Wednesday, June 22, 2011

Sarah Palin's Emails

First and foremost let me say that I did not (and do not) expect there to be anything shocking in the Palin emails.  I expect the media to waste a ton of money, time, and attention on them.

It is a horrible state of affairs and the blame should be squarely pasted on those responsible:

Sarah Palin and the State of Alaska.

Yes, they are the ones to blame.  Basically, they did the equivalent of tattooing a live pig with a check and delivering it to the court to pay their fine.  Then they get upset when people pay attention to what they did.  They acted like spoiled children and deserve all the crap they are getting.  People have said if Obama got this attention, he never would have been elected.  I don't believe this (in large part because he DID get that kind of attention - anyone remember a birth certificate and pastor), but that is not the point. The point is he would not have acted as poorly as Palin or the State of Alaska did.

How can I say that?  Well I happen to work for a major law firm and my job is to deal with electronic discovery.   I can tell you that the average email is 1.5 pages long, and about a gigabyte of email files has about 100,000 pages (excluding attachments).  This is much smaller than the average Excel file that takes up 50 pages when printed, but the excel is less dense - one gigabyte of Excel has closer to 166,000 pages.  A mere 4,000 pages of should be about 250,000 MB.  Less if they zipped it up (not recommended - that makes my job harder).  It would fit on a single CD, not even DVD. 

In a typical lawsuit, we get many DVDs.  It is not that unsual for us to get a hard drive with 250 or more Gig of data on it.  A certain high profile Ponzi scheme I worked on involved over 1 million pages, not 24,000.   The judge gives a time limit of months not YEARS (State of Alaska) to get it.    Of course, most businesses would fire someone that choose to use outside emails (Palin) for business purposes.  Especially since she admitted she did it mainly to make it harder to get her emails.
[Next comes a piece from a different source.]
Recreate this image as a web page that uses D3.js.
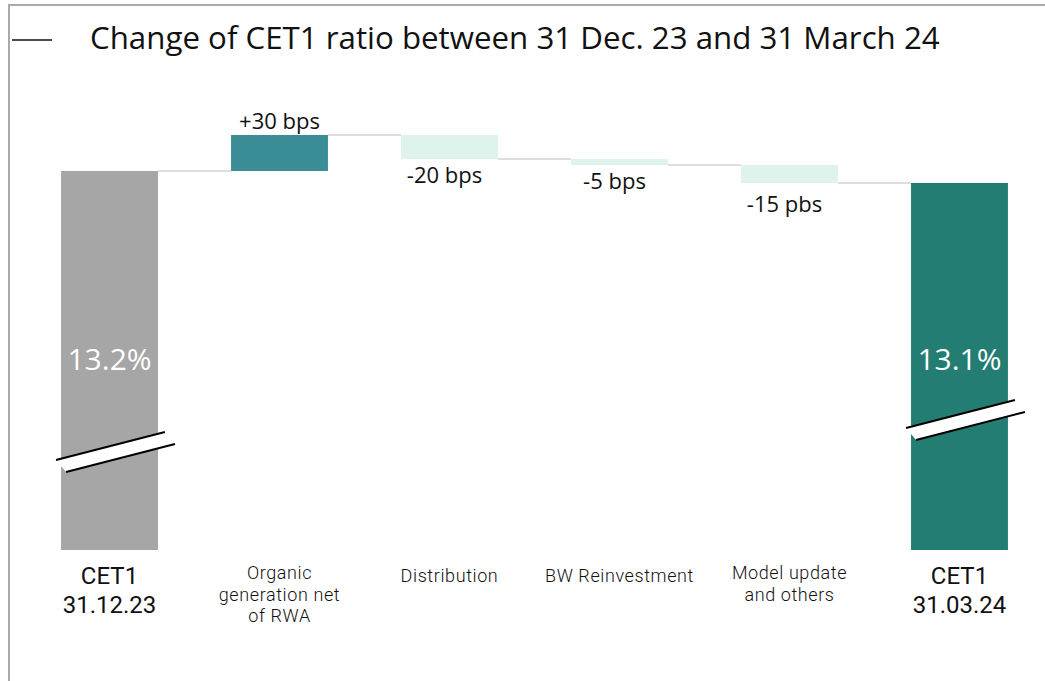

Anyone so unethical as to try and get around disclosure laws should not be in a position of power.

So how do companies comply with a month when Alaska found it hard to comply in two years?  The company hires people to do it.  Outside firms volunteered to do this for free for the state of Alaska, but they refused.  They were wired about confidential information that they had the legal right to with-hold getting out.  It's not like businesses are worried about confidential information getting out.  WHOOPS, they are.  In fact, they even have a term "Clawback"  for when someone mistakenly releases confidential information that they want back.  Yes, lawfirms do in fact return that information.   All of that happens within a couple of months.

There are many reasons why corporations use Electronic Discovery vendors to supply the documents.  It allows us to generate a bunch of metadata and do searches for things like dates and to look for BCC as well as CC and TO.   It lets us weed out duplicates (as in when I send an email to 20 people, their are 20 copies of the same email floating around, and we don't need 20, we just need one).  The vendor can TIFF (print to tiff files instead of to paper) the files, which allows you to prevent any hidden data from showing up.  There are good and legal reasons to do this - when you read the emails to make sure they did not contain stuff that was attorney/client privileged you likely just checked the final version, not an earlier draft that might be hidden, but recoverable.

What I am trying to say is that the State of Alaska definitely had reasons for screwing over the papers and t public, but not GOOD reasons.   The existing Electronic Discovery business already has solutions for ALL of the issues that the State of Alaska claimed were "insurmountable".  They just refused to pay a vendor to do it in a month, insisting on doing it themselves over 2 years.   I can also tell you that just paying people to do it for two years almost certainly GUARANTEED that the state spent more money than if they had hired a vendor for two months.

They even could have paid two sets of lawyers to double check and make sure they were not sending out stuff they did not have to, all in 4 months.  All cheaper than what they did.

As a result of Sarah Palins' direct attempt to circumvent the law, and the state's refusal to use outside help, instead of burning a single DVD and sending it via Fed Ex, they printed out 24,000 pieces of paper and made the newspapers and public come to Alaska and pick it up.

So yeah, someone made a big deal out of nothing.  But it wasn't the media.  It was a bunch of Alaskans that tried to thumb their nose at the law.  They deserve all of the negative attention - not because of what was in the emails but because of their childish attempts to avoid their legal requirements.  If a cop pulls you over and you throw a bag of oregano out the window, don't be surprised if he handcuffs you while he spends 30 minutes searching for the bag.